As Jack Newfield so eloquently stated in his book, Robert F. Kennedy: A Memoir:


“Now I realized what makes our generation unique, what defines us apart from those who came before the hopeful winter of 1961, and those who came after the murderous spring of 1968. We are the first generation that learned from experience ... that things were not really getting better, that we shall not overcome. We felt, by the time we reached thirty, that we had already glimpsed the most compassionate leaders our nation could produce, and they had all been assassinated. And from this time forward, things would get worse: our best political leaders were part of memory now, not hope. The stone was at the bottom of the hill and we were alone.”

I refuse to let that stone sit at the bottom of the hill, no matter how much despair I feel, and truly, that is almost all I can feel these days. I sent some money today to Habit for Humanity. It might as well have been Red Cross or any of a number of excellent agencies. But I wanted to send a signal too, because former President Jimmy Carter has volunteered with Habitat for over twenty years. For all the flack he got while in office, he has proved to be one of the most caring, moral leaders of our time. I wanted to honor someone still living, for a change. I'm too depressed from mourning the dead. I hope you too can get beyond your own mourning long enough to send $10, $50, $100, $1000 - whatever you can afford, to one of the groups aiding the newly homeless and newly unemployed victims of Katrina. Every dollar helps.

Bless you for caring.

2 Comments:

Blogger Morgan Wolf said...

Hi Lisa,

Thank you for the beautiful post on Bobby Kennedy. It reminded me of things I've lately forgotten.

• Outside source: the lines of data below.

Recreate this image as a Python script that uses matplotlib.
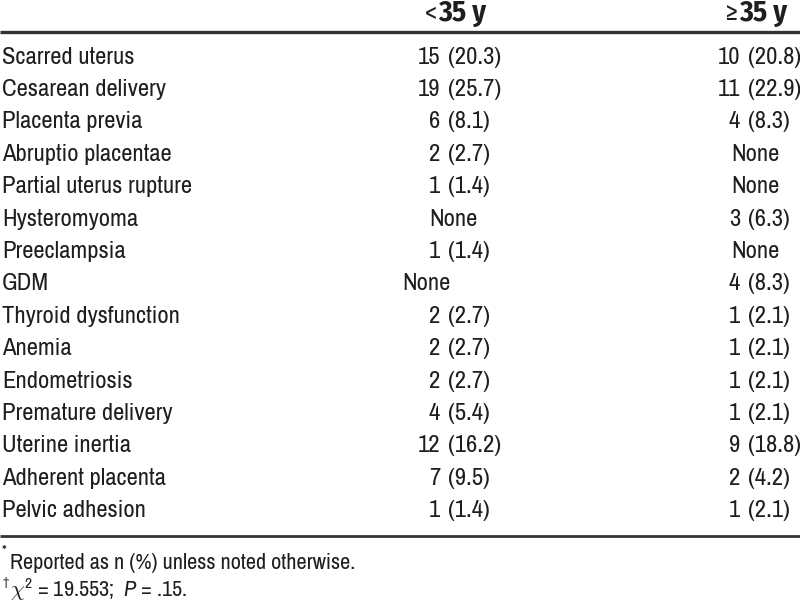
import matplotlib
matplotlib.use("Agg")
import matplotlib.pyplot as plt

FONT = 'Archivo Narrow'
BOLD = 'Fira Sans Condensed'
plt.rcParams['font.family'] = [FONT, 'DejaVu Sans']
plt.rcParams['mathtext.fontset'] = 'custom'
plt.rcParams['mathtext.rm'] = FONT
plt.rcParams['mathtext.it'] = FONT + ':italic'
plt.rcParams['mathtext.bf'] = BOLD + ':bold'

# table data
header_signs = ['<', '≥']
header_age = '35 y'
labels = ['Scarred uterus', 'Cesarean delivery', 'Placenta previa', 'Abruptio placentae',
          'Partial uterus rupture', 'Hysteromyoma', 'Preeclampsia', 'GDM',
          'Thyroid dysfunction', 'Anemia', 'Endometriosis', 'Premature delivery',
          'Uterine inertia', 'Adherent placenta', 'Pelvic adhesion']
young = ['15 (20.3)', '19 (25.7)', '6 (8.1)', '2 (2.7)', '1 (1.4)', 'None', '1 (1.4)', 'None',
         '2 (2.7)', '2 (2.7)', '2 (2.7)', '4 (5.4)', '12 (16.2)', '7 (9.5)', '1 (1.4)']
old = ['10 (20.8)', '11 (22.9)', '4 (8.3)', 'None', 'None', '3 (6.3)', 'None', '4 (8.3)',
       '1 (2.1)', '1 (2.1)', '1 (2.1)', '1 (2.1)', '9 (18.8)', '2 (4.2)', '1 (2.1)']
note1 = 'Reported as n (%) unless noted otherwise.'
note2 = r'$\chi^{2}$ = 19.553;  $P$ = .15.'

ink = '#1e1e1e'
fig = plt.figure(figsize=(8, 6.06), dpi=100)
ax = fig.add_axes([0, 0, 1, 1])
ax.set_xlim(0, 800)
ax.set_ylim(606, 0)
ax.axis('off')

# font sizes matched to widths measured on the reference
r = fig.canvas.get_renderer()
probe = ax.text(0, 0, labels[0], fontsize=16)
fs = 16 * 133 / probe.get_window_extent(r).width
probe.remove()
probe = ax.text(0, 0, header_age, fontsize=16, family=BOLD, weight='bold')
fs_head = 16 * 48 / probe.get_window_extent(r).width
probe.remove()

# header: sign then bold age, one per column (left edge of the bold part)
for sign, x in zip(header_signs, [438, 739]):
    ax.text(x - 1, 13, sign, ha='right', va='center', fontsize=fs, color=ink)
    ax.text(x, 13, header_age, ha='left', va='center', fontsize=fs_head, color=ink,
            family=BOLD, weight='bold')
ax.plot([0, 800], [32, 32], color='#333333', lw=2.4, solid_capstyle='butt')

# body: values aligned on the opening parenthesis
y0, dy = 57, 32.4
cols = [(young, 448, 453), (old, 748, 755)]
for i, lab in enumerate(labels):
    y = y0 + i * dy
    ax.text(2, y, lab, ha='left', va='center', fontsize=fs, color=ink)
    for vals, xp, xn in cols:
        v = vals[i]
        if v == 'None':
            if lab == 'GDM' and vals is young:
                xn = 426
            ax.text(xn, y, v, ha='center', va='center', fontsize=fs, color=ink)
        else:
            n, p = v.split(' ')
            ax.text(xp - 8, y, n, ha='right', va='center', fontsize=fs, color=ink)
            ax.text(xp, y, p, ha='left', va='center', fontsize=fs, color=ink)

ax.plot([0, 800], [536, 536], color='#333333', lw=2.0, solid_capstyle='butt')

# footnotes
ax.text(2, 551, '*', ha='left', va='center', fontsize=fs * 0.6, color=ink)
ax.text(10, 563, note1, ha='left', va='center', fontsize=fs * 0.9, color=ink)
ax.text(2, 582, '†', ha='left', va='center', fontsize=fs * 0.55, color=ink)
ax.text(10, 590, note2, ha='left', va='center', fontsize=fs * 0.9, color=ink)

fig.savefig('out.png', dpi=100)
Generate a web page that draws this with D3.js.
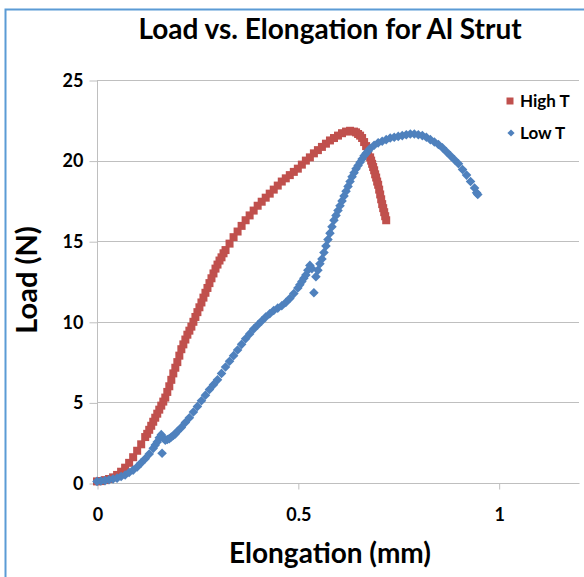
<!DOCTYPE html>
<html>
<head>
<meta charset="utf-8">
<script src="https://cdn.jsdelivr.net/npm/d3@7"></script>
<style>
  html, body { margin: 0; padding: 0; background: #fff; }
  svg { display: block; }
  text { font-family: Lato, "Open Sans", sans-serif; font-weight: bold; fill: #000; }
</style>
</head>
<body>
<svg id="chart" width="584" height="577"></svg>
<script>
// ---- Data ----
const seriesNames = ["High T", "Low T"];
const xTicks = [0, 0.5, 1];
const xTickLabels = ["0", "0.5", "1"];
const yTicks = [0, 5, 10, 15, 20, 25];
const yTickLabels = ["0", "5", "10", "15", "20", "25"];

const highX = [0.00,0.01,0.02,0.03,0.04,0.05,0.06,0.07,0.08,0.09,0.10,0.11,0.12,0.125,0.13,0.135,0.14,0.145,0.15,0.155,0.16,0.165,0.17,0.175,0.18,0.185,0.19,0.195,0.20,0.205,0.21,0.215,0.22,0.225,0.23,0.235,0.24,0.245,0.25,0.255,0.26,0.265,0.27,0.275,0.28,0.285,0.29,0.295,0.30,0.305,0.31,0.315,0.32,0.33,0.34,0.35,0.36,0.37,0.38,0.39,0.40,0.41,0.42,0.43,0.44,0.45,0.46,0.47,0.48,0.49,0.50,0.51,0.52,0.53,0.54,0.55,0.56,0.57,0.58,0.59,0.60,0.61,0.62,0.63,0.64,0.645,0.65,0.655,0.66,0.665,0.67,0.675,0.68,0.6825,0.685,0.6875,0.69,0.6925,0.695,0.6975,0.70,0.7025,0.705,0.7075,0.71,0.7125,0.715,0.7175,0.72];
const highY = [0.10,0.12,0.18,0.25,0.35,0.50,0.70,0.95,1.25,1.60,2.00,2.40,2.85,3.05,3.30,3.55,3.80,4.05,4.30,4.55,4.80,5.05,5.30,5.65,6.00,6.40,6.80,7.15,7.50,7.90,8.30,8.60,8.90,9.20,9.45,9.70,10.00,10.30,10.60,10.90,11.20,11.50,11.80,12.10,12.40,12.70,13.00,13.30,13.55,13.80,14.00,14.25,14.45,14.85,15.25,15.60,15.95,16.30,16.60,16.90,17.20,17.45,17.70,17.95,18.20,18.45,18.70,18.90,19.10,19.30,19.50,19.75,20.00,20.20,20.45,20.65,20.85,21.05,21.25,21.40,21.55,21.70,21.80,21.85,21.80,21.75,21.65,21.55,21.40,21.15,20.90,20.55,20.20,20.00,19.80,19.60,19.40,19.15,18.95,18.70,18.50,18.20,17.90,17.60,17.30,17.05,16.80,16.55,16.30];

const lowX = [0.00,0.01,0.02,0.03,0.04,0.05,0.06,0.07,0.08,0.09,0.10,0.11,0.12,0.13,0.14,0.145,0.15,0.155,0.16,0.162,0.165,0.17,0.175,0.18,0.185,0.19,0.195,0.20,0.21,0.22,0.23,0.24,0.25,0.26,0.27,0.28,0.29,0.30,0.31,0.32,0.33,0.34,0.35,0.36,0.37,0.38,0.39,0.40,0.41,0.42,0.43,0.44,0.45,0.46,0.47,0.48,0.49,0.50,0.505,0.51,0.515,0.52,0.525,0.53,0.535,0.54,0.545,0.55,0.555,0.56,0.565,0.57,0.575,0.58,0.585,0.59,0.595,0.60,0.605,0.61,0.615,0.62,0.625,0.63,0.635,0.64,0.645,0.65,0.655,0.66,0.665,0.67,0.675,0.68,0.69,0.70,0.71,0.72,0.73,0.74,0.75,0.76,0.77,0.78,0.79,0.80,0.81,0.82,0.83,0.84,0.85,0.86,0.87,0.88,0.89,0.90,0.91,0.92,0.93,0.94,0.945,0.948];
const lowY = [0.10,0.12,0.15,0.20,0.25,0.30,0.40,0.50,0.65,0.80,1.00,1.25,1.50,1.80,2.15,2.35,2.55,2.80,3.00,1.85,2.80,2.65,2.70,2.75,2.85,2.95,3.05,3.20,3.45,3.75,4.05,4.40,4.75,5.10,5.45,5.80,6.10,6.40,6.80,7.20,7.55,7.90,8.25,8.60,8.95,9.25,9.55,9.80,10.05,10.30,10.50,10.70,10.85,11.00,11.20,11.45,11.75,12.10,12.30,12.50,12.70,12.90,13.20,13.50,13.30,11.80,12.80,13.20,13.60,13.90,14.30,14.70,15.10,15.50,15.90,16.30,16.60,16.90,17.20,17.50,17.80,18.10,18.40,18.70,19.00,19.25,19.50,19.70,19.90,20.10,20.30,20.45,20.60,20.75,20.95,21.10,21.20,21.30,21.40,21.45,21.50,21.55,21.60,21.65,21.65,21.60,21.55,21.45,21.30,21.15,21.00,20.80,20.55,20.30,20.05,19.80,19.45,19.10,18.70,18.30,18.00,17.90];

const highColor = "#C0504D";
const lowColor = "#4F81BD";

// ---- Layout ----
const svg = d3.select("#chart");
const W = 584, H = 577;
const plot = { left: 97, right: 579, top: 80, bottom: 483 };

const x = d3.scaleLinear().domain([0, 1.2]).range([plot.left, plot.right]);
const y = d3.scaleLinear().domain([0, 25]).range([plot.bottom, plot.top]);

// chart frame
svg.append("rect").attr("x", 5.5).attr("y", 9.5).attr("width", W + 10).attr("height", H + 10)
  .attr("fill", "#fff").attr("stroke", "#5B9BD5").attr("stroke-width", 2);

// title
svg.append("text").attr("x", 330).attr("y", 39).attr("text-anchor", "middle")
  .style("font-size", "28px").text("Load vs. Elongation for Al Strut");

// gridlines
svg.append("g").selectAll("line").data(yTicks.slice(1)).join("line")
  .attr("x1", plot.left).attr("x2", plot.right)
  .attr("y1", d => Math.round(y(d)) + 0.5).attr("y2", d => Math.round(y(d)) + 0.5)
  .attr("stroke", "#BFBFBF").attr("stroke-width", 1);

// y axis
const yAxis = d3.axisLeft(y).tickValues(yTicks).tickFormat((d, i) => yTickLabels[i]).tickSize(8).tickPadding(6);
const gy = svg.append("g").attr("transform", `translate(${plot.left + 0.5},0.5)`).call(yAxis);
gy.select(".domain").attr("stroke", "#BFBFBF").attr("d", `M0,${plot.top}V${plot.bottom}`);
gy.selectAll(".tick line").attr("stroke", "#BFBFBF");
gy.selectAll(".tick text").style("font-size", "18px").style("font-family", "Lato, sans-serif").attr("fill", "#000");

// x axis
const xAxis = d3.axisBottom(x).tickValues(xTicks).tickFormat((d, i) => xTickLabels[i]).tickSize(6).tickPadding(19);
const gx = svg.append("g").attr("transform", `translate(0.5,${plot.bottom + 0.5})`).call(xAxis);
gx.select(".domain").attr("stroke", "#BFBFBF").attr("d", `M${plot.left},0H${plot.right}`);
gx.selectAll(".tick line").attr("stroke", "#BFBFBF");
gx.selectAll(".tick text").style("font-size", "18px").style("font-family", "Lato, sans-serif").attr("fill", "#000");

// axis titles
svg.append("text").attr("x", 330).attr("y", 563).attr("text-anchor", "middle")
  .style("font-size", "28px").text("Elongation (mm)");
svg.append("text").attr("transform", `translate(37,280) rotate(-90)`).attr("text-anchor", "middle")
  .style("font-size", "29px").text("Load (N)");

// series
const highData = highX.map((v, i) => ({ x: v, y: highY[i] }));
const lowData = lowX.map((v, i) => ({ x: v, y: lowY[i] }));

const sq = d3.symbol().type(d3.symbolSquare).size(64);
const dm = d3.symbol().type(d3.symbolSquare).size(46);   // rotated 45° -> Excel-style diamond
const sqL = d3.symbol().type(d3.symbolSquare).size(49);
const dmL = d3.symbol().type(d3.symbolSquare).size(26);

svg.append("g").selectAll("path").data(highData).join("path")
  .attr("d", sq).attr("transform", d => `translate(${x(d.x)},${y(d.y)})`)
  .attr("fill", highColor);

svg.append("g").selectAll("path").data(lowData).join("path")
  .attr("d", dm).attr("transform", d => `translate(${x(d.x)},${y(d.y)}) rotate(45)`)
  .attr("fill", lowColor);

// legend
const legend = svg.append("g");
legend.append("path").attr("d", sqL).attr("transform", "translate(510,101)").attr("fill", highColor);
legend.append("text").attr("x", 520).attr("y", 107).style("font-size", "17px").text(seriesNames[0]);
legend.append("path").attr("d", dmL).attr("transform", "translate(511,133) rotate(45)").attr("fill", lowColor);
legend.append("text").attr("x", 520).attr("y", 139).style("font-size", "17px").text(seriesNames[1]);
</script>
</body>
</html>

BTW: You're the only other person I know, beside myself of course, who thinks Jimmy Carter was a great president and is a great man.

Blessings to you,
Morgan

7:33 PM  
Blogger Real History Lisa said...

Thanks, Morgan. I appreciate your kind words. Yes - I always liked Jimmy Carter and thought he was a man who truly understood nuance, something missing of late in the current White House. And re Bobby, well, we were lucky enough to see his kind once. I hope I live long enough to see someone of similar caliber in high office again.